Both candidates have made a show of how they'll control Washington's "special interests" and the lobbyists who represent them. But, we know that many of McCain's top advisors are lobbyists, and we recall that Obama's VP hunt was initially led by Washington fixer and pre-eminent insider (and former Fannie Mae CEO), James Johnson. Others on Obama's team were lobbyists before coming on board, and presumably may return to that vocation.

Lobbyists are a part of how Washington works. That's a good thing, because what lobbyists mostly represent is information. With Washington regulating the smallest details of our lives (Congress recently outlawed the traditional lightbulb, but the prohibition won't kick in for a few years), it needs to understand how what it is doing will affect US businesses, the jobs they provide and individual consumers. Although Members of Congress have staff, and some supporting agencies such as the Library of Congress and the Government Accountability Office, they don't have nearly enough information to do the job without a lot of bad, unintended consequences.

That's where lobbyists come in.
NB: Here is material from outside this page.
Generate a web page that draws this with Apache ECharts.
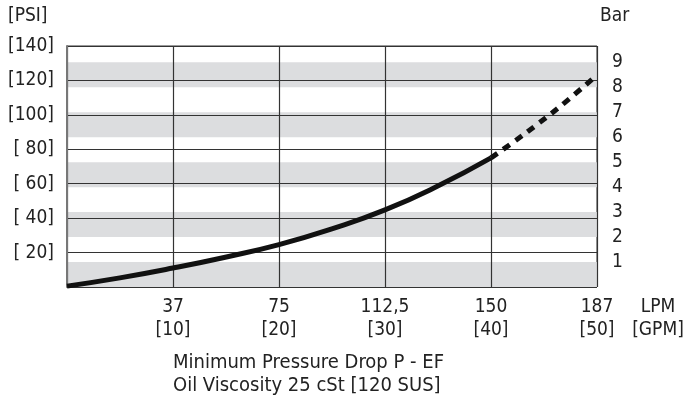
<!DOCTYPE html>
<html><head><meta charset="utf-8">
<script src="https://cdn.jsdelivr.net/npm/echarts@6/dist/echarts.min.js"></script>
<style>html,body{margin:0;padding:0;background:#fff}#c{width:694px;height:408px}</style>
</head><body><div id="c"></div>
<script>
// Flow in LPM (x), pressure drop in PSI (y)
const solidCurve = [[0,0.5],[18.7,5.3],[37.5,11],[56,17.3],[75,24.6],[93.7,33.8],[112.5,44.8],[131,58.5],[150,75]];
const dashedCurve = [[150,75],[158,84.3],[167,95.3],[176,107],[186,121]];
const lpmLabels = ['37','75','112,5','150','187'];
const gpmLabels = ['[10]','[20]','[30]','[40]','[50]'];
const psiLabels = ['[ 20]','[ 40]','[ 60]','[ 80]','[100]','[120]','[140]'];
const barLabels = ['1','2','3','4','5','6','7','8','9'];
const PSI_PER_BAR = 14.5038;
const FONT = "'DejaVu Sans Condensed','Liberation Sans Narrow',sans-serif";
const TXT = '#222';

const chart = echarts.init(document.getElementById('c'));
chart.setOption({
  animation:false,
  grid:{left:67,right:97,top:46,bottom:121,show:true,borderColor:'#333',borderWidth:1,backgroundColor:'transparent'},
  xAxis:{type:'value',min:0,max:187.5,interval:37.5,
    axisLine:{show:false},axisTick:{show:false},
    splitLine:{show:true,lineStyle:{color:'#333',width:1.2}},
    axisLabel:{margin:9,color:TXT,fontFamily:FONT,fontSize:19,lineHeight:23,
      formatter:function(v){const i=Math.round(v/37.5)-1;return i>=0&&i<lpmLabels.length?lpmLabels[i]+'\n'+gpmLabels[i]:'';}}
  },
  yAxis:[
    {type:'value',min:0,max:140,interval:20,z:2,position:'left',
      axisLine:{show:true,lineStyle:{color:'#777',width:2}},axisTick:{show:false},
      splitLine:{show:true,lineStyle:{color:'#333',width:1.2}},
      axisLabel:{margin:13,color:TXT,fontFamily:FONT,fontSize:19,
        formatter:function(v){const i=Math.round(v/20)-1;return i>=0&&i<psiLabels.length?psiLabels[i]:'';}}
    },
    {type:'value',min:0,max:140/PSI_PER_BAR,interval:1,z:0,position:'right',
      axisLine:{show:false},axisTick:{show:false},splitLine:{show:false},
      splitArea:{show:true,areaStyle:{color:['#dcdddf','rgba(255,255,255,0)']}},
      axisLabel:{margin:15,color:TXT,fontFamily:FONT,fontSize:19,showMaxLabel:false,
        formatter:function(v){const i=Math.round(v)-1;return i>=0&&i<barLabels.length?barLabels[i]:'';}}
    }
  ],
  graphic:[
    {type:'text',left:8,top:7,style:{text:'[PSI]',fill:TXT,font:'19px '+FONT}},
    {type:'text',left:600,top:7,style:{text:'Bar',fill:TXT,font:'19px '+FONT}},
    {type:'text',x:658,y:296,style:{text:'LPM\n[GPM]',fill:TXT,font:'19px '+FONT,align:'center',lineHeight:23}},
    {type:'text',x:173,y:351,style:{text:'Minimum Pressure Drop P - EF\nOil Viscosity 25 cSt [120 SUS]',fill:TXT,font:'20px '+FONT,lineHeight:23}}
  ],
  series:[
    {type:'line',data:solidCurve,smooth:0.5,symbol:'none',yAxisIndex:0,
      lineStyle:{color:'#111',width:5,cap:'butt'},z:5,clip:false},
    {type:'line',data:dashedCurve,smooth:0.5,symbol:'none',yAxisIndex:0,
      lineStyle:{color:'#111',width:5,type:[8,7],cap:'butt'},z:5,clip:false}
  ]
});
</script></body></html>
We provide information, and occasionally advocate for a client, much like a lawyer does in court. Rather than represent clients before the judiciary, lobbyists represent them before the executive and legislative branches. As a profession, it is very highly regulated at the national, state and local levels, and became even more so a couple of years ago after enactment of new ethics laws that were supposed to address recent abuses, but in fact, had little or nothing to do with them.

Like any job, lobbying can be done well and ethically, or poor and unethically. Our government benefits from the former as much as it suffers from the latter. Rather than talking about lobbying as something that needs control, then, we should ask candidates for office to specify what lobbying activities concern them and how what solutions they propose will solve them.